Al Schauer, retired president and chief executive officer of Mac-Kay & Sposito who chairs Columbia Credit Union’s board, said he sees the difference in the way the credit union staff and all-volunteer board make financial decisions.
“Credit unions in general are member-centric,” said Schauer, who recently turned down an offer to serve on the board of a Portland bank. “The question always is, ‘How does the member benefit by whatever changes we would make?’ “
Credit unions are a financial option that are particularly attractive in the Northwest. Credit union membership in Washington and Oregon represents about 45 percent of the population, compared to 40 percent nationally, says the Northwest Credit Union Association. Those numbers come with a caveat: a person can be a member of more than one credit union, and could also be a bank customer.
The credit union share of total financial assets is another matter: credit unions hold just 6 percent of assets in financial institutions nationally, a number that’s generally held steady for two decades.
Despite an overall positive image, credit unions have reported only modest growth even in an era of strong public criticism of the banking industry and Wall Street financial institutions. In Clark County, the one-year change in membership between June 2012 and this June ranged from a 4 percent membership increase at Columbia to a 2 percent loss in the small Cascade Forest Products Credit Union.
In other words, it takes more than an international banking crisis to get people to move their money out of banks.
Of course, banks make sense for many people and especially for businesses. They offer a national and even international scope of services and expertise. They also have much deeper pockets to make commercial loans, since credit unions face severe legal restrictions on the percentage of their assets they’re able to loan.
But credit union advocates are constantly struggling to understand why many more household savers don’t sign up for credit unions. Hypotheses are abundant: People opt for familiarity and family tradition, and in our mobile society, they’re slow to change to an unknown local entity. The power of advertising, good local service and specialized services can be a draw.
Facing new challenges
Facing new challenges
But despite their foundational differences, credit unions face many of the same technological and regulatory challenges as their bank competitors.
As more consumers embrace online and mobile banking services, banks face new costs for technology and declining use of costly branch banking services. After Congress approved Dodd-Frank banking rules largely in response to financial industry abuses that contributed to the nation’s financial meltdown, credit unions are finding themselves having to respond to countless new rules that increase their administrative costs.
“The compliance issues are very large,” said Linda Jekel, director of the Division of Credit Unions at the state’s Department of Financial Institutions. “Many credit unions are very small. It’s tough for them to even read 2,000 to 3,000 pages of regulations.”
Credit unions have learned that cooperation helps all of them compete for market share against banks. Nationally, the credit union cooperative network of no-fee ATMs is larger than that of any single bank, Stang said. And locally, Clark County’s four largest credit unions have launched a modest cooperative advertising campaign that pitches their institutions and credit unions in general.

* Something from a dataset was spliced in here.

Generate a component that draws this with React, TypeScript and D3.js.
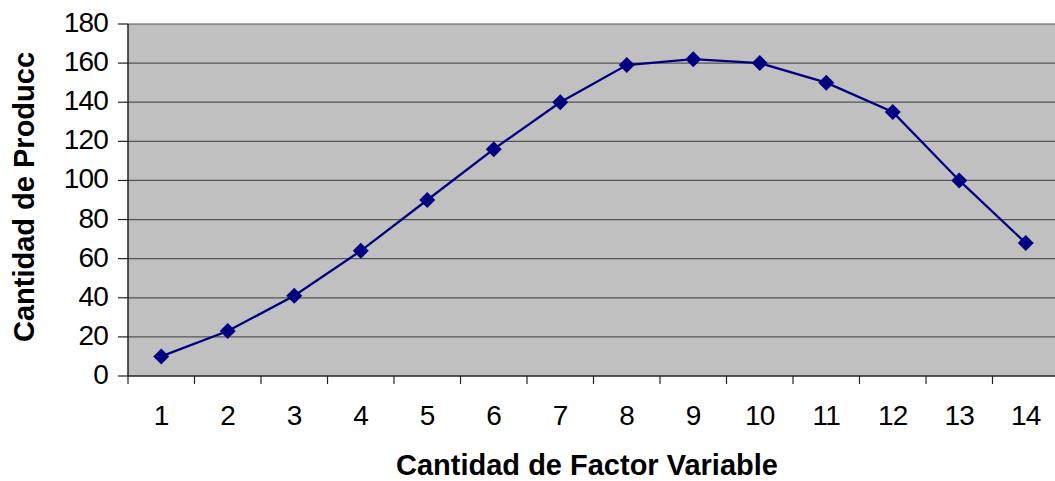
import React from "react";
import * as d3 from "d3";

const categories = ["1","2","3","4","5","6","7","8","9","10","11","12","13","14"];
const values = [10, 23, 41, 64, 90, 116, 140, 159, 162, 160, 150, 135, 100, 68];
const yTicks = [0, 20, 40, 60, 80, 100, 120, 140, 160, 180];
const xTitle = "Cantidad de Factor Variable";
const yTitle = "Cantidad de Producc";

export default function App() {
  const W = 1055, H = 481;
  const left = 128, top = 24, bottom = 376, right = 1059;
  const x = d3.scaleBand<string>().domain(categories).range([left, right]).padding(0);
  const y = d3.scaleLinear().domain([0, 180]).range([bottom, top]);
  const line = d3.line<number>()
    .x((_, i) => x(categories[i])! + x.bandwidth() / 2)
    .y((d) => y(d));
  const font = "'Liberation Sans', Arial, sans-serif";
  const diamond = (cx: number, cy: number, r: number) =>
    `M${cx},${cy - r}L${cx + r},${cy}L${cx},${cy + r}L${cx - r},${cy}Z`;
  return (
    <svg width={W} height={H} style={{ position: "absolute", left: 0, top: 0, background: "#fff" }}>
      <rect x={left} y={top} width={right - left} height={bottom - top} fill="#c0c0c0" />
      {yTicks.map((t) => (
        <g key={t}>
          {t > 0 && (
            <line x1={left} x2={right} y1={y(t)} y2={y(t)} stroke="#555" strokeWidth={1.2} />
          )}
          <line x1={left - 10} x2={left} y1={y(t)} y2={y(t)} stroke="#222" strokeWidth={1.2} />
          <text x={108} y={y(t) + 8} textAnchor="end" fontFamily={font} fontSize={28} letterSpacing={-0.8} fill="#000">
            {t}
          </text>
        </g>
      ))}
      <line x1={left} x2={left} y1={top} y2={bottom} stroke="#222" strokeWidth={1.5} />
      <line x1={left} x2={right} y1={bottom} y2={bottom} stroke="#222" strokeWidth={1.5} />
      {categories.map((c, i) => (
        <g key={c}>
          <line x1={x(c)!} x2={x(c)!} y1={bottom} y2={bottom + 8} stroke="#222" strokeWidth={1.2} />
          <text x={x(c)! + x.bandwidth() / 2} y={425} textAnchor="middle" fontFamily={font} fontSize={28} letterSpacing={-0.8} fill="#000">
            {c}
          </text>
        </g>
      ))}
      <path d={line(values)!} fill="none" stroke="#000080" strokeWidth={2.3} />
      {values.map((v, i) => (
        <path key={i} d={diamond(x(categories[i])! + x.bandwidth() / 2, y(v), 8)} fill="#000080" />
      ))}
      <text x={587} y={475} textAnchor="middle" fontFamily={font} fontWeight="bold" fontSize={29} fill="#000">
        {xTitle}
      </text>
      <text transform={`translate(34,197) rotate(-90)`} textAnchor="middle" fontFamily={font} fontWeight="bold" fontSize={29} fill="#000">
        {yTitle}
      </text>
    </svg>
  );
}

Like their banking competitors, credit unions face tough decisions about branch banking. Customer surveys consistently report that people choose their financial institution because a branch is close to their home or work, Stang said. But in the same surveys, many customers say they like the branch even if they rarely use its services.

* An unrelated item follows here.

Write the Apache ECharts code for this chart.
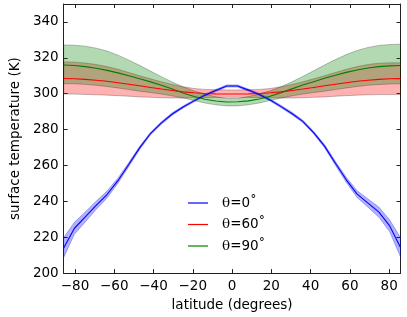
<!DOCTYPE html>
<html><head><meta charset="utf-8">
<script src="https://cdn.jsdelivr.net/npm/echarts@6/dist/echarts.min.js"></script>
<style>html,body{margin:0;padding:0;background:#fff}#c{width:407px;height:317px}</style>
</head><body><div id="c"></div>
<script>
// latitudes (degrees)
const lat = [-85.76,-80.27,-74.76,-69.22,-63.68,-58.14,-52.61,-47.07,-41.53,-35.99,-30.46,-24.92,-19.38,-13.84,-8.31,-2.77,
             2.77,8.31,13.84,19.38,24.92,30.46,35.99,41.53,47.07,52.61,58.14,63.68,69.22,74.76,80.27,85.76];
// theta = 0
const blueMean = [214,225,231.3,237.8,243.8,251.5,260.5,269.8,277.8,283.7,288.7,292.6,296,299.2,301.8,304.3,
                  304.3,302,299.6,296.5,292.8,289,284.6,278.3,270.8,261.2,252,244,239,234,226.3,214.3];
const blueLow  = [208.7,221.7,228.5,235.5,241.9,250.1,259.4,268.9,277.1,283,288,292,295.4,298.6,301.2,303.7,
                  303.7,301.4,299,295.9,292.1,288.3,283.9,277.6,269.9,260.1,250.6,242.1,236.7,231.2,223,209];
const blueHigh = [219.8,228.3,234.1,240.1,245.7,252.9,261.6,270.7,278.5,284.4,289.4,293.2,296.6,299.8,302.4,304.9,
                  304.9,302.6,300.2,297.1,293.5,289.7,285.3,279,271.7,262.3,253.4,245.9,241.3,236.8,229.6,219.8];
// theta = 60
const redMean = [308.5,308.3,308,307.5,306.9,306.1,305.3,304.4,303.5,302.6,301.8,301,300.5,300.1,299.9,299.8,
                 299.8,299.9,300.1,300.5,301,301.8,302.6,303.5,304.4,305.3,306.1,306.9,307.5,308,308.3,308.4];
const redLow  = [299.8,299.8,299.6,299.4,299.2,298.9,298.6,298.2,298,297.7,297.6,297.6,297.7,297.8,297.9,298,
                 298,297.9,297.8,297.7,297.6,297.6,297.7,298,298.2,298.6,298.9,299.2,299.4,299.5,299.5,299.5];
const redHigh = [317.8,317.6,317.1,316.3,315.1,313.6,311.8,310,308.3,306.6,305.1,303.9,302.9,302.4,302.2,302.1,
                 302.1,302.2,302.4,302.9,303.9,305.1,306.6,308.3,310,311.8,313.6,315.1,316.3,317,317.2,317.2];
// theta = 90
const greenMean = [316,315.7,315.1,314.2,313,311.6,310,308.3,306.6,304.7,302.6,300.4,298.4,296.9,295.9,295.4,
                   295.5,296,297,298.6,300.6,302.7,304.8,306.7,308.6,310.3,311.9,313.2,314.3,315.1,315.5,315.7];
const greenLow  = [305.6,305.5,305.2,304.7,304,303.2,302.3,301.4,300.6,299.8,298.8,297.6,296.2,294.8,293.8,293.2,
                   293.2,293.8,294.8,296.2,297.6,298.8,299.8,300.6,301.4,302.3,303.2,304,304.7,305.1,305.4,305.5];
const greenHigh = [327.2,327,326.5,325.4,323.8,321.5,318.7,315.8,312.6,309.5,306.5,303.8,301.5,299.7,298.3,297.3,
                   297.3,298.4,299.8,301.6,303.9,306.6,309.6,312.8,316,319,321.8,324.1,325.8,326.9,327.4,327.6];
const names = ['θ=0˚','θ=60˚','θ=90˚'];
const xTicks = [-80,-60,-40,-20,0,20,40,60,80];
const yTicks = [200,220,240,260,280,300,320,340];

const FONT = 'DejaVu Sans';
function band(low, high, fill, edge) {
  return {
    type:'custom', silent:true, z:2, clip:true,
    data: lat.map((x,i)=>[x, low[i], high[i]]),
    encode:{x:0, y:[1,2]},
    renderItem: function(params, api) {
      if (params.dataIndex !== 0) return null;
      const pts = [];
      for (let i = 0; i < lat.length; i++) pts.push(api.coord([lat[i], high[i]]));
      for (let i = lat.length - 1; i >= 0; i--) pts.push(api.coord([lat[i], low[i]]));
      return {type:'polygon', shape:{points:pts}, style:{fill:fill, stroke:edge, lineWidth:0.8}};
    }
  };
}
function meanLine(name, vals, color, z) {
  return {type:'line', name:name, data: lat.map((x,i)=>[x, vals[i]]), symbol:'none',
          itemStyle:{color:color}, lineStyle:{color:color, width:1.1}, z:z};
}
const series = [
  band(blueLow, blueHigh, 'rgba(0,0,255,0.3)', 'rgba(0,0,200,0.35)'),
  band(redLow, redHigh, 'rgba(255,0,0,0.3)', 'rgba(0,0,0,0.3)'),
  band(greenLow, greenHigh, 'rgba(0,128,0,0.3)', 'rgba(0,0,0,0.3)'),
  meanLine(names[2], greenMean, '#008000', 5),
  meanLine(names[1], redMean, '#ff0000', 6),
  meanLine(names[0], blueMean, '#0000ff', 7)
];
const axisLine = {show:true, onZero:false, lineStyle:{color:'#222', width:1}};
const tick = (vals)=>({show:true, inside:true, length:4, lineStyle:{color:'#222'}, customValues:vals});
const legends = [0,1,2].map(i => ({
  data:[names[i]], left:188, top:196 + i*21.5, padding:0, itemWidth:20, itemHeight:1.2, icon:'rect',
  formatter: n => '{t|' + n.charAt(0) + '}{n|' + n.slice(1) + '}',
  textStyle:{padding:[0,0,0,9], rich:{t:{fontFamily:'DejaVu Serif', fontSize:13.5, color:'#000'},
                                       n:{fontFamily:FONT, fontSize:13.5, color:'#000'}}}
}));
const chart = echarts.init(document.getElementById('c'), null, {renderer:'canvas'});
chart.setOption({
  animation:false,
  backgroundColor:'#fff',
  grid:{left:54, right:6.5, top:4, bottom:43, containLabel:false},
  legend: legends,
  xAxis:[
    {type:'value', min:-85.76, max:85.76, position:'bottom', axisLine:axisLine, axisTick:tick(xTicks),
     splitLine:{show:false},
     axisLabel:{customValues:xTicks, color:'#000', fontFamily:FONT, fontSize:13.5, margin:6,
                formatter: v => (v < 0 ? '\u2212' + (-v) : '' + v)},
     name:'latitude (degrees)', nameLocation:'middle', nameGap:22,
     nameTextStyle:{color:'#000', fontFamily:FONT, fontSize:13.5}},
    {type:'value', min:-85.76, max:85.76, position:'top', axisLine:axisLine, axisTick:tick(xTicks),
     splitLine:{show:false}, axisLabel:{show:false}}
  ],
  yAxis:[
    {type:'value', min:200, max:350, position:'left', axisLine:axisLine, axisTick:tick(yTicks),
     splitLine:{show:false},
     axisLabel:{customValues:yTicks, color:'#000', fontFamily:FONT, fontSize:13.5, margin:5},
     name:'surface temperature (K)', nameLocation:'middle', nameGap:35,
     nameTextStyle:{color:'#000', fontFamily:FONT, fontSize:13.5}},
    {type:'value', min:200, max:350, position:'right', axisLine:axisLine, axisTick:tick(yTicks),
     splitLine:{show:false}, axisLabel:{show:false}}
  ],
  series: series
});
</script>
</body></html>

Lacamas recently opened a new branch at 6725 N.E. 42nd St. in Vancouver that features specialized services and a more open concept in its lobby design. Lacamas President and CEO Kathleen Romane says branch banking remains vital even though she predicts that traffic in branches will drop by 30 percent in the next three years. Stang predicts that credit unions will shift to smaller branches to cut costs in the future.
Jekel of the state Department of Financial Institutions said she expects credit unions to continue to grow, and some mergers of smaller credit unions as the regulatory and competitive environments become increasingly challenging for the smaller players. The jockeying between the banking industry and credit unions over rules and services also will continue, as it has for decades.
Schauer is among those who say that an image makeover would turn the tide.
“I come across people all the time who don’t understand what a credit union is or why they should join,” he said. “If everybody understood exactly what credit unions were, there wouldn’t be much use for banks, in my opinion.”